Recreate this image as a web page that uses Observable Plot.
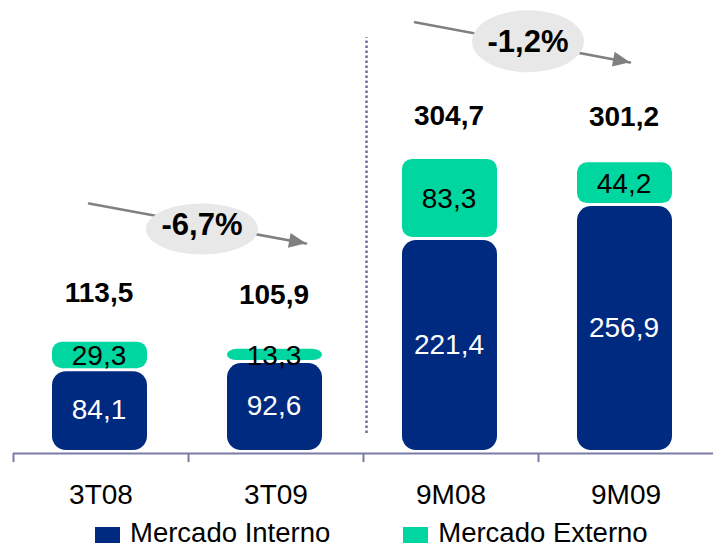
<!DOCTYPE html>
<html>
<head>
<meta charset="utf-8">
<script src="https://cdn.jsdelivr.net/npm/d3@7"></script>
<script src="https://cdn.jsdelivr.net/npm/@observablehq/plot@0.6"></script>
<style>
  html, body { margin: 0; padding: 0; background: #fff; }
  body { width: 713px; height: 547px; overflow: hidden; font-family: "Liberation Sans", Arial, sans-serif; }
  #legend { height: 29px; display: flex; align-items: center; padding-left: 95px; font-size: 27.5px; line-height: 1; color: #000; }
  .sw { width: 25px; height: 16px; margin-right: 10px; margin-top: 4px; }
  .item { display: flex; align-items: center; }
</style>
</head>
<body>
<div id="chart"></div>
<div id="legend"></div>
<script>
// ---- data ----
const categories = ["3T08", "3T09", "9M08", "9M09"];
const interno = [84.1, 92.6, 221.4, 256.9];
const externo = [29.3, 13.3, 83.3, 44.2];
const totals = [113.5, 105.9, 304.7, 301.2];
const seriesNames = ["Mercado Interno", "Mercado Externo"];
const seriesColors = ["#002a80", "#00d6a0"];
// change annotations (values in chart units)
const changeLabels = ["-6,7%", "-1,2%"];
const changeFrom = ["3T08", "9M08"];
const changeTo = ["3T09", "9M09"];
const changeY1 = [256.3, 441.2];
const changeY2 = [222.5, 407.0];
const changeTipY = [216.8, 406.3];
const changeLabelY = [235.6, 427.2];
const changeOvalY = [231.9, 428.3];

const fmt = v => v.toFixed(1).replace(".", ",");

const rows = categories.map((c, i) => ({
  cat: c,
  interno: interno[i],
  externo: externo[i],
  total: totals[i]
}));
const segInt = rows.map(r => ({cat: r.cat, y1: 0, y2: r.interno, v: r.interno}));
const segExt = rows.map(r => ({cat: r.cat, y1: r.interno, y2: r.interno + r.externo, v: r.externo}));

const W = 713, H = 518, ML = 13, MR = 0, MB = 68, MT = 0;
const bw = (W - ML - MR) / categories.length;
const FONT = "Liberation Sans, Arial, sans-serif";
const axisColor = "#7b7ba6";
const totalOffsets = [-49, -54, -43, -46];

const ellipse = (rx, ry) => ({
  draw(ctx) {
    const k = 0.5523;
    ctx.moveTo(rx, 0);
    ctx.bezierCurveTo(rx, k * ry, k * rx, ry, 0, ry);
    ctx.bezierCurveTo(-k * rx, ry, -rx, k * ry, -rx, 0);
    ctx.bezierCurveTo(-rx, -k * ry, -k * rx, -ry, 0, -ry);
    ctx.bezierCurveTo(k * rx, -ry, rx, -k * ry, rx, 0);
    ctx.closePath();
  }
});
const head = {
  draw(ctx) {
    ctx.moveTo(0, 0);
    ctx.lineTo(-17, -7.5);
    ctx.lineTo(-17, 7.5);
    ctx.closePath();
  }
};

const annLayout = [
  {insetStart: -12.2, insetEnd: -30.5, tipDx: 30, ovalDx: 101, rx: 56, ry: 25.5, angle: 10.4},
  {insetStart: -36.6, insetEnd: -4.1, tipDx: 4, ovalDx: 77, rx: 56, ry: 31, angle: 10.5}
];

const annMarks = changeLabels.flatMap((lab, i) => {
  const L = annLayout[i];
  const d = [{from: changeFrom[i], to: changeTo[i], y1: changeY1[i], y2: changeY2[i], tip: changeTipY[i], ly: changeLabelY[i], oy: changeOvalY[i], label: lab}];
  return [
    Plot.arrow(d, {x1: "from", x2: "to", y1: "y1", y2: "y2", stroke: "#808080", strokeWidth: 2.5, headLength: 0, insetStart: L.insetStart, insetEnd: L.insetEnd}),
    Plot.dot(d, {x: "from", y: "oy", dx: L.ovalDx, symbol: ellipse(L.rx, L.ry), fill: "#e8e8e8", stroke: "none"}),
    Plot.dot(d, {x: "to", y: "tip", dx: L.tipDx, symbol: head, fill: "#808080", stroke: "none", rotate: L.angle}),
    Plot.text(d, {x: "from", y: "ly", dx: L.ovalDx, text: "label", fontSize: 31, fontWeight: "bold", fill: "#000"})
  ];
});

const totalMarks = rows.map((r, i) =>
  Plot.text([r], {x: "cat", y: "total", text: d => fmt(d.total), dy: totalOffsets[i], fontSize: 28, fontWeight: "bold", fill: "#000", dx: -2})
);

const chart = Plot.plot({
  width: W,
  height: H,
  marginLeft: ML,
  marginRight: MR,
  marginTop: MT,
  marginBottom: MB,
  style: {fontFamily: FONT, background: "#fff"},
  x: {domain: categories, padding: 0, label: null},
  y: {domain: [0, 471], axis: null},
  marks: [
    Plot.barY(segInt, {x: "cat", y1: "y1", y2: "y2", fill: seriesColors[0], insetLeft: 39, insetRight: 41, insetTop: 1.5, rx: 14}),
    Plot.barY(segExt, {x: "cat", y1: "y1", y2: "y2", fill: seriesColors[1], insetLeft: 39, insetRight: 41, insetBottom: 1.5, rx: 10}),
    Plot.text(segInt, {x: "cat", y: d => (d.y1 + d.y2) / 2, text: d => fmt(d.v), fill: "#fff", fontSize: 28, dx: -2}),
    Plot.text(segExt, {x: "cat", y: d => (d.y1 + d.y2) / 2, text: d => fmt(d.v), fill: "#000", fontSize: 28, dx: -2}),
    ...totalMarks,
    // axis line and boundary ticks
    Plot.ruleY([0], {dy: 3, stroke: axisColor, strokeWidth: 2}),
    Plot.ruleX(categories, {x: d => d, y1: 0, y2: -9.5, dx: -bw / 2, dy: 3, stroke: axisColor, strokeWidth: 2}),
    // dotted separator
    Plot.ruleX(["9M08"], {x: d => d, y1: 17.8, y2: 432, dx: -bw / 2 + 3, stroke: "#6d6d9c", strokeWidth: 2.5, strokeDasharray: "2.5,2.5"}),
    Plot.axisX({tickSize: 0, tickPadding: 34, fontSize: 28, fill: "#000", label: null}),
    ...annMarks
  ]
});
document.getElementById("chart").appendChild(chart);

const legend = document.getElementById("legend");
seriesNames.forEach((name, i) => {
  const it = document.createElement("div");
  it.className = "item";
  if (i > 0) it.style.marginLeft = "73px";
  const sw = document.createElement("div");
  sw.className = "sw";
  sw.style.background = seriesColors[i];
  const t = document.createElement("span");
  t.textContent = name;
  it.appendChild(sw);
  it.appendChild(t);
  legend.appendChild(it);
});
</script>
</body>
</html>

- Written request -
Restate the whole listing above exactly, except for its images.

- Result for this task -
Recreate this image as a web page that uses Observable Plot.
<!DOCTYPE html>
<html>
<head>
<meta charset="utf-8">
<script src="https://cdn.jsdelivr.net/npm/d3@7"></script>
<script src="https://cdn.jsdelivr.net/npm/@observablehq/plot@0.6"></script>
<style>
  html, body { margin: 0; padding: 0; background: #fff; }
  body { width: 713px; height: 547px; overflow: hidden; font-family: "Liberation Sans", Arial, sans-serif; }
  #legend { height: 29px; display: flex; align-items: center; padding-left: 95px; font-size: 27.5px; line-height: 1; color: #000; }
  .sw { width: 25px; height: 16px; margin-right: 10px; margin-top: 4px; }
  .item { display: flex; align-items: center; }
</style>
</head>
<body>
<div id="chart"></div>
<div id="legend"></div>
<script>
// ---- data ----
const categories = ["3T08", "3T09", "9M08", "9M09"];
const interno = [84.1, 92.6, 221.4, 256.9];
const externo = [29.3, 13.3, 83.3, 44.2];
const totals = [113.5, 105.9, 304.7, 301.2];
const seriesNames = ["Mercado Interno", "Mercado Externo"];
const seriesColors = ["#002a80", "#00d6a0"];
// change annotations (values in chart units)
const changeLabels = ["-6,7%", "-1,2%"];
const changeFrom = ["3T08", "9M08"];
const changeTo = ["3T09", "9M09"];
const changeY1 = [256.3, 441.2];
const changeY2 = [222.5, 407.0];
const changeTipY = [216.8, 406.3];
const changeLabelY = [235.6, 427.2];
const changeOvalY = [231.9, 428.3];

const fmt = v => v.toFixed(1).replace(".", ",");

const rows = categories.map((c, i) => ({
  cat: c,
  interno: interno[i],
  externo: externo[i],
  total: totals[i]
}));
const segInt = rows.map(r => ({cat: r.cat, y1: 0, y2: r.interno, v: r.interno}));
const segExt = rows.map(r => ({cat: r.cat, y1: r.interno, y2: r.interno + r.externo, v: r.externo}));

const W = 713, H = 518, ML = 13, MR = 0, MB = 68, MT = 0;
const bw = (W - ML - MR) / categories.length;
const FONT = "Liberation Sans, Arial, sans-serif";
const axisColor = "#7b7ba6";
const totalOffsets = [-49, -54, -43, -46];

const ellipse = (rx, ry) => ({
  draw(ctx) {
    const k = 0.5523;
    ctx.moveTo(rx, 0);
    ctx.bezierCurveTo(rx, k * ry, k * rx, ry, 0, ry);
    ctx.bezierCurveTo(-k * rx, ry, -rx, k * ry, -rx, 0);
    ctx.bezierCurveTo(-rx, -k * ry, -k * rx, -ry, 0, -ry);
    ctx.bezierCurveTo(k * rx, -ry, rx, -k * ry, rx, 0);
    ctx.closePath();
  }
});
const head = {
  draw(ctx) {
    ctx.moveTo(0, 0);
    ctx.lineTo(-17, -7.5);
    ctx.lineTo(-17, 7.5);
    ctx.closePath();
  }
};

const annLayout = [
  {insetStart: -12.2, insetEnd: -30.5, tipDx: 30, ovalDx: 101, rx: 56, ry: 25.5, angle: 10.4},
  {insetStart: -36.6, insetEnd: -4.1, tipDx: 4, ovalDx: 77, rx: 56, ry: 31, angle: 10.5}
];

const annMarks = changeLabels.flatMap((lab, i) => {
  const L = annLayout[i];
  const d = [{from: changeFrom[i], to: changeTo[i], y1: changeY1[i], y2: changeY2[i], tip: changeTipY[i], ly: changeLabelY[i], oy: changeOvalY[i], label: lab}];
  return [
    Plot.arrow(d, {x1: "from", x2: "to", y1: "y1", y2: "y2", stroke: "#808080", strokeWidth: 2.5, headLength: 0, insetStart: L.insetStart, insetEnd: L.insetEnd}),
    Plot.dot(d, {x: "from", y: "oy", dx: L.ovalDx, symbol: ellipse(L.rx, L.ry), fill: "#e8e8e8", stroke: "none"}),
    Plot.dot(d, {x: "to", y: "tip", dx: L.tipDx, symbol: head, fill: "#808080", stroke: "none", rotate: L.angle}),
    Plot.text(d, {x: "from", y: "ly", dx: L.ovalDx, text: "label", fontSize: 31, fontWeight: "bold", fill: "#000"})
  ];
});

const totalMarks = rows.map((r, i) =>
  Plot.text([r], {x: "cat", y: "total", text: d => fmt(d.total), dy: totalOffsets[i], fontSize: 28, fontWeight: "bold", fill: "#000", dx: -2})
);

const chart = Plot.plot({
  width: W,
  height: H,
  marginLeft: ML,
  marginRight: MR,
  marginTop: MT,
  marginBottom: MB,
  style: {fontFamily: FONT, background: "#fff"},
  x: {domain: categories, padding: 0, label: null},
  y: {domain: [0, 471], axis: null},
  marks: [
    Plot.barY(segInt, {x: "cat", y1: "y1", y2: "y2", fill: seriesColors[0], insetLeft: 39, insetRight: 41, insetTop: 1.5, rx: 14}),
    Plot.barY(segExt, {x: "cat", y1: "y1", y2: "y2", fill: seriesColors[1], insetLeft: 39, insetRight: 41, insetBottom: 1.5, rx: 10}),
    Plot.text(segInt, {x: "cat", y: d => (d.y1 + d.y2) / 2, text: d => fmt(d.v), fill: "#fff", fontSize: 28, dx: -2}),
    Plot.text(segExt, {x: "cat", y: d => (d.y1 + d.y2) / 2, text: d => fmt(d.v), fill: "#000", fontSize: 28, dx: -2}),
    ...totalMarks,
    // axis line and boundary ticks
    Plot.ruleY([0], {dy: 3, stroke: axisColor, strokeWidth: 2}),
    Plot.ruleX(categories, {x: d => d, y1: 0, y2: -9.5, dx: -bw / 2, dy: 3, stroke: axisColor, strokeWidth: 2}),
    // dotted separator
    Plot.ruleX(["9M08"], {x: d => d, y1: 17.8, y2: 432, dx: -bw / 2 + 3, stroke: "#6d6d9c", strokeWidth: 2.5, strokeDasharray: "2.5,2.5"}),
    Plot.axisX({tickSize: 0, tickPadding: 34, fontSize: 28, fill: "#000", label: null}),
    ...annMarks
  ]
});
document.getElementById("chart").appendChild(chart);

const legend = document.getElementById("legend");
seriesNames.forEach((name, i) => {
  const it = document.createElement("div");
  it.className = "item";
  if (i > 0) it.style.marginLeft = "73px";
  const sw = document.createElement("div");
  sw.className = "sw";
  sw.style.background = seriesColors[i];
  const t = document.createElement("span");
  t.textContent = name;
  it.appendChild(sw);
  it.appendChild(t);
  legend.appendChild(it);
});
</script>
</body>
</html>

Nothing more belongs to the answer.